Without the pictures, return exactly the lines from the one with "Generate a Python" through the one with "answers = ['Definitely', 'Probably', 'I\u2019m". Both end lines belong in the copy.
▽
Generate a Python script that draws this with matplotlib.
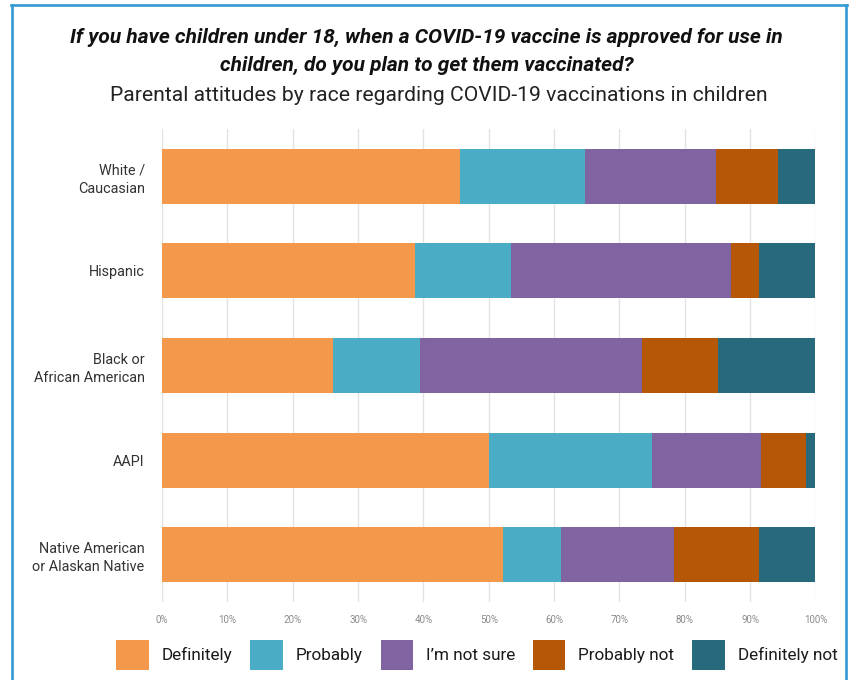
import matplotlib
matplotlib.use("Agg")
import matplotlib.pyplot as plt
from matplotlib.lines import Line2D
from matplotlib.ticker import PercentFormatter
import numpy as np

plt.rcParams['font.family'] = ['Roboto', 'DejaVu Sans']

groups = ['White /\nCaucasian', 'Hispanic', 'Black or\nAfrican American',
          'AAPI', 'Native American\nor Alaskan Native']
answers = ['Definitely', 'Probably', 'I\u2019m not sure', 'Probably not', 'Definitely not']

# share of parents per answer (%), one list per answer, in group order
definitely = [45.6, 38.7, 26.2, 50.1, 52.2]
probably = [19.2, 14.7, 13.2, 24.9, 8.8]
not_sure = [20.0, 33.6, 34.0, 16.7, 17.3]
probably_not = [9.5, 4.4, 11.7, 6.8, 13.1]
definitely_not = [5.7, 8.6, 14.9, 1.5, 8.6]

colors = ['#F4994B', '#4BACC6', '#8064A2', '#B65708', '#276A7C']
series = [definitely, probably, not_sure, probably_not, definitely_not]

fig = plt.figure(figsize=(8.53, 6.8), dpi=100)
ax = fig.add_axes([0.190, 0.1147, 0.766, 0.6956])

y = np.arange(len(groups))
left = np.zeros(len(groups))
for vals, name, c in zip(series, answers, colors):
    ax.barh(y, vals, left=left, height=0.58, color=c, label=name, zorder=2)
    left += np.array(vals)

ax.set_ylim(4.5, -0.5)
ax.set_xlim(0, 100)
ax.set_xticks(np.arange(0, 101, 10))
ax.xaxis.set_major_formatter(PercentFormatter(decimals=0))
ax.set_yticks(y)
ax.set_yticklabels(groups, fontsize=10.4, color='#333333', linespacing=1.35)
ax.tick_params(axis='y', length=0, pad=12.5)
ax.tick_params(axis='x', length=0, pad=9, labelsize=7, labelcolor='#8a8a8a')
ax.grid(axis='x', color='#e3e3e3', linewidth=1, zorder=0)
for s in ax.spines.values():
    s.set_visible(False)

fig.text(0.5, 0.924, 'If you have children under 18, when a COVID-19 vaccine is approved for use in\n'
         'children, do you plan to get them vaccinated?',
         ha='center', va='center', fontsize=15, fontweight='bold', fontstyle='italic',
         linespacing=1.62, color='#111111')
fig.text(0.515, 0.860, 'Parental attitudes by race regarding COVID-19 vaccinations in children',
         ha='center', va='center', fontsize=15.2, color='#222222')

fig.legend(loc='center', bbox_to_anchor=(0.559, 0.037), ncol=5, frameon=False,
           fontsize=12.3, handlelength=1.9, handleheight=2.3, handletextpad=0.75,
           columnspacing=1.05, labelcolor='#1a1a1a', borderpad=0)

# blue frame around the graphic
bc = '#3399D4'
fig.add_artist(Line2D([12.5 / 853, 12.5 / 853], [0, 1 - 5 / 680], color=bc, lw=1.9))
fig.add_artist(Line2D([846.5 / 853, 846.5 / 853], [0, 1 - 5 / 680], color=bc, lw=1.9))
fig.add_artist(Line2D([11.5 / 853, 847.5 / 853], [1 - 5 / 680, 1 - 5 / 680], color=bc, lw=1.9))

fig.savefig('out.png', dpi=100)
△
▽
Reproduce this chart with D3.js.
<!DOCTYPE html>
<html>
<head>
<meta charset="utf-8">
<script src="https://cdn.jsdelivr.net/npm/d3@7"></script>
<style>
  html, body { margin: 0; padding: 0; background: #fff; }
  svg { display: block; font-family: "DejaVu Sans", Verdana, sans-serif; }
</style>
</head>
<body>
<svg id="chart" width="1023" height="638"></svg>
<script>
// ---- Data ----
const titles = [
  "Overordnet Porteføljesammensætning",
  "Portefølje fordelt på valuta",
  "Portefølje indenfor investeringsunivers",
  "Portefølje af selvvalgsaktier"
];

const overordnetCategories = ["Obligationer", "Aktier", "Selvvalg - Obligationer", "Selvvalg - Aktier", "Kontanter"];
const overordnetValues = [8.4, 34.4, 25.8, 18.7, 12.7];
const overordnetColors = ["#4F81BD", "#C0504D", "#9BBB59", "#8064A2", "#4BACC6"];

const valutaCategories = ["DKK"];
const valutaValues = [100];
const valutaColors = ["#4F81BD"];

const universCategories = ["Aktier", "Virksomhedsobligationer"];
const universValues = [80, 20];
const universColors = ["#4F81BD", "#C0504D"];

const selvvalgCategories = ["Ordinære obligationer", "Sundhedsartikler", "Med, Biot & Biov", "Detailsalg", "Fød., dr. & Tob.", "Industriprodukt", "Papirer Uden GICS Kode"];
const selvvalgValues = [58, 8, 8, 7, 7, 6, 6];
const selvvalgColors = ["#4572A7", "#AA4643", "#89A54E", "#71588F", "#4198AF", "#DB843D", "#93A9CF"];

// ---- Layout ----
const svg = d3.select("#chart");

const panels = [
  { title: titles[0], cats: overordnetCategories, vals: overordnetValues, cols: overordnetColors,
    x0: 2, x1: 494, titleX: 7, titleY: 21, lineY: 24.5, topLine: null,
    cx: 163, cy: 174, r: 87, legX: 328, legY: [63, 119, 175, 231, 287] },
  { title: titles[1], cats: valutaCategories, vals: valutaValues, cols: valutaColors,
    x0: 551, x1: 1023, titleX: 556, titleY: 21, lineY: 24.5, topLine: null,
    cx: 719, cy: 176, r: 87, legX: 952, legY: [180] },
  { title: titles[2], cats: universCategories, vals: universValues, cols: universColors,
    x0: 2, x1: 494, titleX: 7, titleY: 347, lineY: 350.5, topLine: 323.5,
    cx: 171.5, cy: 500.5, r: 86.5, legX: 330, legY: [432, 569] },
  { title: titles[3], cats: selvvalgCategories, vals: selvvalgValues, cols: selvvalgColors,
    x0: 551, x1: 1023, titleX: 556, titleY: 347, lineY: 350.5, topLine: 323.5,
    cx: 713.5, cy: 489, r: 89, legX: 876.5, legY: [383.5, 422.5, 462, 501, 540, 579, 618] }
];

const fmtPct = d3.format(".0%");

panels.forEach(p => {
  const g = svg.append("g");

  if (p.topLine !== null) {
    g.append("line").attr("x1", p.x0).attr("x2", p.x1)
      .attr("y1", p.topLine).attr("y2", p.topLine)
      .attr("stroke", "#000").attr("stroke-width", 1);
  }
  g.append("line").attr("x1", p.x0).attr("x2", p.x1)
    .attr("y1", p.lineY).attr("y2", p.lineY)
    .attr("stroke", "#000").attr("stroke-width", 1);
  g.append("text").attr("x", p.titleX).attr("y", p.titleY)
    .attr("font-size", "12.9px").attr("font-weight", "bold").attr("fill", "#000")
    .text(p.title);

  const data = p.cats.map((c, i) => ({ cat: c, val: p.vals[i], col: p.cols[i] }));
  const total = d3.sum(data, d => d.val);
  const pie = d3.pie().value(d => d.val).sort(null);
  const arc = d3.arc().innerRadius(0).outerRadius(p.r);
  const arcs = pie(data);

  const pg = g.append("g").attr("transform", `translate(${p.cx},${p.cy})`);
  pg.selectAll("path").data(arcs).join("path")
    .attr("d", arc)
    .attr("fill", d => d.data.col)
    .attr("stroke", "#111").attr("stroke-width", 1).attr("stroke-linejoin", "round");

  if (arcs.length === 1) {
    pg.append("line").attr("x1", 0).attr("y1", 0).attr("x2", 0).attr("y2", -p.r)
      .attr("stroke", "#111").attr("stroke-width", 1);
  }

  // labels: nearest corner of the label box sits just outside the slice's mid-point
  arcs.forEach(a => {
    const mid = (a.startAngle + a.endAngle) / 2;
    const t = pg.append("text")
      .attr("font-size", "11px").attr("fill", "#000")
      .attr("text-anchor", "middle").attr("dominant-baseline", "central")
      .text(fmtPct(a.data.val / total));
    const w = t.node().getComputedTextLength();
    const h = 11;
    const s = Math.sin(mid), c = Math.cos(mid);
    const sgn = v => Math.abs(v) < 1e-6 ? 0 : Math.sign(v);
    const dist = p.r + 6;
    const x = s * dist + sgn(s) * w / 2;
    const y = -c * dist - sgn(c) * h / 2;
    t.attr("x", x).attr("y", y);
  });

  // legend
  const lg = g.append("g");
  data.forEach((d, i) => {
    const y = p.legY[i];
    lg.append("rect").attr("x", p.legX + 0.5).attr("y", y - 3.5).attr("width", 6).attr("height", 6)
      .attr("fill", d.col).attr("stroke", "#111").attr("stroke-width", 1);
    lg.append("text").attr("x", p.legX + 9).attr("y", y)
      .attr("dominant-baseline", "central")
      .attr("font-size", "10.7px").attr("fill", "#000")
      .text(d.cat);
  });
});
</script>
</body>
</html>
△
**Result for this task:**
Generate a Python script that draws this with matplotlib.
import matplotlib
matplotlib.use("Agg")
import matplotlib.pyplot as plt
from matplotlib.lines import Line2D
from matplotlib.ticker import PercentFormatter
import numpy as np

plt.rcParams['font.family'] = ['Roboto', 'DejaVu Sans']

groups = ['White /\nCaucasian', 'Hispanic', 'Black or\nAfrican American',
          'AAPI', 'Native American\nor Alaskan Native']
answers = ['Definitely', 'Probably', 'I\u2019m not sure', 'Probably not', 'Definitely not']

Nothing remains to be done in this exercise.